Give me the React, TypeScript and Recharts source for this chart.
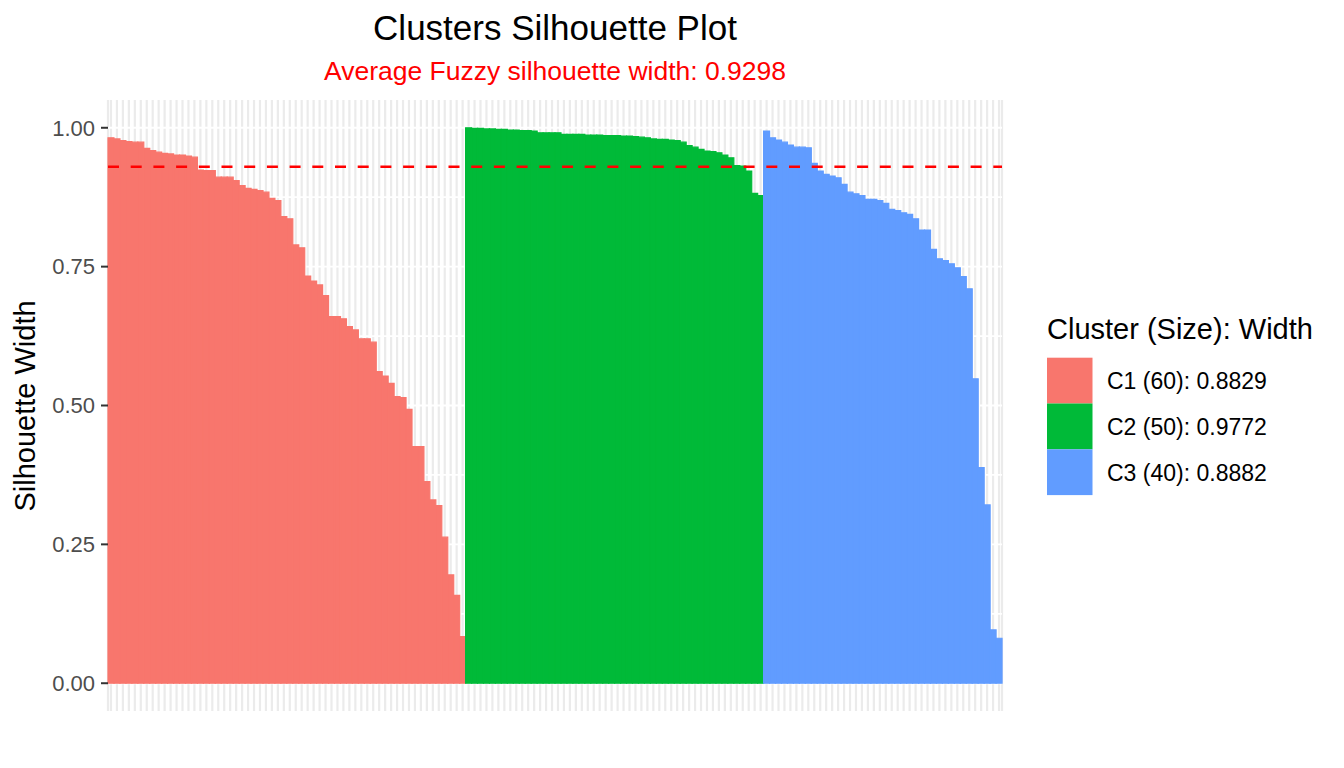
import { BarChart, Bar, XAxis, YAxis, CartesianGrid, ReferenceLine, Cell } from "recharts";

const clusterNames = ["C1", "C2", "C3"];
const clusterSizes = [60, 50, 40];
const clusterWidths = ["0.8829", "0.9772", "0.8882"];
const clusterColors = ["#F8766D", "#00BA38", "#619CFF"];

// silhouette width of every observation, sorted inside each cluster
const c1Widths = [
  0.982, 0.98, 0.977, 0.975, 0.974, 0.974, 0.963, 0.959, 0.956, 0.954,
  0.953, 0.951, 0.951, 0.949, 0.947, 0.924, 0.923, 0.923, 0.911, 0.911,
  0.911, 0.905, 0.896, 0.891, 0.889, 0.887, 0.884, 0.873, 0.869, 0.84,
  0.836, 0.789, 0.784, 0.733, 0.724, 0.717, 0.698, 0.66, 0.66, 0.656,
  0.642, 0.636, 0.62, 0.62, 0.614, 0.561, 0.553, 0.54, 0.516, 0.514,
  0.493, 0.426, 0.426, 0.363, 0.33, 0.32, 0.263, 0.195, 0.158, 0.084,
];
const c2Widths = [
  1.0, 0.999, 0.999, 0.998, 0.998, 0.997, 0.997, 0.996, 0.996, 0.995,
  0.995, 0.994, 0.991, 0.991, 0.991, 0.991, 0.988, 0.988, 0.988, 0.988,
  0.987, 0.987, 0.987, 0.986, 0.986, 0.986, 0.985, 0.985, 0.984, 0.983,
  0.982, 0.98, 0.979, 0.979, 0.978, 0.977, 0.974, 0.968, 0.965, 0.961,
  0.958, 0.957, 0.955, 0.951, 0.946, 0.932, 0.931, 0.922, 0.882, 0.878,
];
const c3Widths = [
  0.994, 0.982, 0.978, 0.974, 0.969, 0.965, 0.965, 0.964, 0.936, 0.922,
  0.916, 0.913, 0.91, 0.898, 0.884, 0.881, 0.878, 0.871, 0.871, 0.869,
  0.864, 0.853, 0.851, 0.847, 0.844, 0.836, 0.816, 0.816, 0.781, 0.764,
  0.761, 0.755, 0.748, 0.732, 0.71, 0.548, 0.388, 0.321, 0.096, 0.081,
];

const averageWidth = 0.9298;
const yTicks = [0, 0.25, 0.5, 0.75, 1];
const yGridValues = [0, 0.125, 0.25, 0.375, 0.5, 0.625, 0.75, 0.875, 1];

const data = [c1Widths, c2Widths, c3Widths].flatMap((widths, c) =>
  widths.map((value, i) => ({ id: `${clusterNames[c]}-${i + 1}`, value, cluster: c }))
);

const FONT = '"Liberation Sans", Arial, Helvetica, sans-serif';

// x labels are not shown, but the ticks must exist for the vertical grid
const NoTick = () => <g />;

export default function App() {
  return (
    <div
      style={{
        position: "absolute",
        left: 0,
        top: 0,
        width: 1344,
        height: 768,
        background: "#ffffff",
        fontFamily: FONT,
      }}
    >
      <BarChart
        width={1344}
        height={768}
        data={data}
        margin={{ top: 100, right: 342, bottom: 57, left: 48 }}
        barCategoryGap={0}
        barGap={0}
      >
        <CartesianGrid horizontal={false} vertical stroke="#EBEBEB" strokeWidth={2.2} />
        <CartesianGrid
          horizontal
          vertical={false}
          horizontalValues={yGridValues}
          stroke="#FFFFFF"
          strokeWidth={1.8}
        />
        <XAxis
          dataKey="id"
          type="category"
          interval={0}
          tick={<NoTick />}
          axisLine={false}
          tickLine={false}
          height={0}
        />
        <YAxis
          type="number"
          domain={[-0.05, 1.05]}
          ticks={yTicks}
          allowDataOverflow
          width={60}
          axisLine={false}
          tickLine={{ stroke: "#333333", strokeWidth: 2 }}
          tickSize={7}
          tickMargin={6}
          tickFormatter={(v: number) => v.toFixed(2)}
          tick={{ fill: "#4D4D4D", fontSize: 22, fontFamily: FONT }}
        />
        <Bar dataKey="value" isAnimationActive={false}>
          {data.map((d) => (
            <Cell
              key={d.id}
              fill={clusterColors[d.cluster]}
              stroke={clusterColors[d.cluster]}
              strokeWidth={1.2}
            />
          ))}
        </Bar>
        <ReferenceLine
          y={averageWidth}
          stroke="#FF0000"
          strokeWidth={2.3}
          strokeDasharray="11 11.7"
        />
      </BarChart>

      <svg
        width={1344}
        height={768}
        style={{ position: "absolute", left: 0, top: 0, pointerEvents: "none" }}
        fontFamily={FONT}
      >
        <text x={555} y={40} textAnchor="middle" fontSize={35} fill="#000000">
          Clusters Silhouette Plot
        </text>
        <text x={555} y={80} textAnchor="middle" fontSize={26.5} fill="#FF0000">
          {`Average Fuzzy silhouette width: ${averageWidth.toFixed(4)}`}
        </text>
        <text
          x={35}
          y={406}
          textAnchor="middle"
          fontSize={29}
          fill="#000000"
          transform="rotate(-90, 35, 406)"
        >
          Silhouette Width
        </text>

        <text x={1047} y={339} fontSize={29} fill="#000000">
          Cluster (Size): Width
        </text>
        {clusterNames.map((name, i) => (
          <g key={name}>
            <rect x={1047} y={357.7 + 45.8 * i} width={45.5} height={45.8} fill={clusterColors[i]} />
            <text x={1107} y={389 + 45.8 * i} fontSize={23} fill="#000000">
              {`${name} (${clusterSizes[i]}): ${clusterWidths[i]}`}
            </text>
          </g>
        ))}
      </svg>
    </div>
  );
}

○ ○ ○ ○

Given instruction: Copy each line exactly, and leave the pictures out of your copy.

Solution for this exercise:
Give me the React, TypeScript and Recharts source for this chart.
import { BarChart, Bar, XAxis, YAxis, CartesianGrid, ReferenceLine, Cell } from "recharts";

const clusterNames = ["C1", "C2", "C3"];
const clusterSizes = [60, 50, 40];
const clusterWidths = ["0.8829", "0.9772", "0.8882"];
const clusterColors = ["#F8766D", "#00BA38", "#619CFF"];

// silhouette width of every observation, sorted inside each cluster
const c1Widths = [
  0.982, 0.98, 0.977, 0.975, 0.974, 0.974, 0.963, 0.959, 0.956, 0.954,
  0.953, 0.951, 0.951, 0.949, 0.947, 0.924, 0.923, 0.923, 0.911, 0.911,
  0.911, 0.905, 0.896, 0.891, 0.889, 0.887, 0.884, 0.873, 0.869, 0.84,
  0.836, 0.789, 0.784, 0.733, 0.724, 0.717, 0.698, 0.66, 0.66, 0.656,
  0.642, 0.636, 0.62, 0.62, 0.614, 0.561, 0.553, 0.54, 0.516, 0.514,
  0.493, 0.426, 0.426, 0.363, 0.33, 0.32, 0.263, 0.195, 0.158, 0.084,
];
const c2Widths = [
  1.0, 0.999, 0.999, 0.998, 0.998, 0.997, 0.997, 0.996, 0.996, 0.995,
  0.995, 0.994, 0.991, 0.991, 0.991, 0.991, 0.988, 0.988, 0.988, 0.988,
  0.987, 0.987, 0.987, 0.986, 0.986, 0.986, 0.985, 0.985, 0.984, 0.983,
  0.982, 0.98, 0.979, 0.979, 0.978, 0.977, 0.974, 0.968, 0.965, 0.961,
  0.958, 0.957, 0.955, 0.951, 0.946, 0.932, 0.931, 0.922, 0.882, 0.878,
];
const c3Widths = [
  0.994, 0.982, 0.978, 0.974, 0.969, 0.965, 0.965, 0.964, 0.936, 0.922,
  0.916, 0.913, 0.91, 0.898, 0.884, 0.881, 0.878, 0.871, 0.871, 0.869,
  0.864, 0.853, 0.851, 0.847, 0.844, 0.836, 0.816, 0.816, 0.781, 0.764,
  0.761, 0.755, 0.748, 0.732, 0.71, 0.548, 0.388, 0.321, 0.096, 0.081,
];

const averageWidth = 0.9298;
const yTicks = [0, 0.25, 0.5, 0.75, 1];
const yGridValues = [0, 0.125, 0.25, 0.375, 0.5, 0.625, 0.75, 0.875, 1];

const data = [c1Widths, c2Widths, c3Widths].flatMap((widths, c) =>
  widths.map((value, i) => ({ id: `${clusterNames[c]}-${i + 1}`, value, cluster: c }))
);

const FONT = '"Liberation Sans", Arial, Helvetica, sans-serif';

// x labels are not shown, but the ticks must exist for the vertical grid
const NoTick = () => <g />;

export default function App() {
  return (
    <div
      style={{
        position: "absolute",
        left: 0,
        top: 0,
        width: 1344,
        height: 768,
        background: "#ffffff",
        fontFamily: FONT,
      }}
    >
      <BarChart
        width={1344}
        height={768}
        data={data}
        margin={{ top: 100, right: 342, bottom: 57, left: 48 }}
        barCategoryGap={0}
        barGap={0}
      >
        <CartesianGrid horizontal={false} vertical stroke="#EBEBEB" strokeWidth={2.2} />
        <CartesianGrid
          horizontal
          vertical={false}
          horizontalValues={yGridValues}
          stroke="#FFFFFF"
          strokeWidth={1.8}
        />
        <XAxis
          dataKey="id"
          type="category"
          interval={0}
          tick={<NoTick />}
          axisLine={false}
          tickLine={false}
          height={0}
        />
        <YAxis
          type="number"
          domain={[-0.05, 1.05]}
          ticks={yTicks}
          allowDataOverflow
          width={60}
          axisLine={false}
          tickLine={{ stroke: "#333333", strokeWidth: 2 }}
          tickSize={7}
          tickMargin={6}
          tickFormatter={(v: number) => v.toFixed(2)}
          tick={{ fill: "#4D4D4D", fontSize: 22, fontFamily: FONT }}
        />
        <Bar dataKey="value" isAnimationActive={false}>
          {data.map((d) => (
            <Cell
              key={d.id}
              fill={clusterColors[d.cluster]}
              stroke={clusterColors[d.cluster]}
              strokeWidth={1.2}
            />
          ))}
        </Bar>
        <ReferenceLine
          y={averageWidth}
          stroke="#FF0000"
          strokeWidth={2.3}
          strokeDasharray="11 11.7"
        />
      </BarChart>

      <svg
        width={1344}
        height={768}
        style={{ position: "absolute", left: 0, top: 0, pointerEvents: "none" }}
        fontFamily={FONT}
      >
        <text x={555} y={40} textAnchor="middle" fontSize={35} fill="#000000">
          Clusters Silhouette Plot
        </text>
        <text x={555} y={80} textAnchor="middle" fontSize={26.5} fill="#FF0000">
          {`Average Fuzzy silhouette width: ${averageWidth.toFixed(4)}`}
        </text>
        <text
          x={35}
          y={406}
          textAnchor="middle"
          fontSize={29}
          fill="#000000"
          transform="rotate(-90, 35, 406)"
        >
          Silhouette Width
        </text>

        <text x={1047} y={339} fontSize={29} fill="#000000">
          Cluster (Size): Width
        </text>
        {clusterNames.map((name, i) => (
          <g key={name}>
            <rect x={1047} y={357.7 + 45.8 * i} width={45.5} height={45.8} fill={clusterColors[i]} />
            <text x={1107} y={389 + 45.8 * i} fontSize={23} fill="#000000">
              {`${name} (${clusterSizes[i]}): ${clusterWidths[i]}`}
            </text>
          </g>
        ))}
      </svg>
    </div>
  );
}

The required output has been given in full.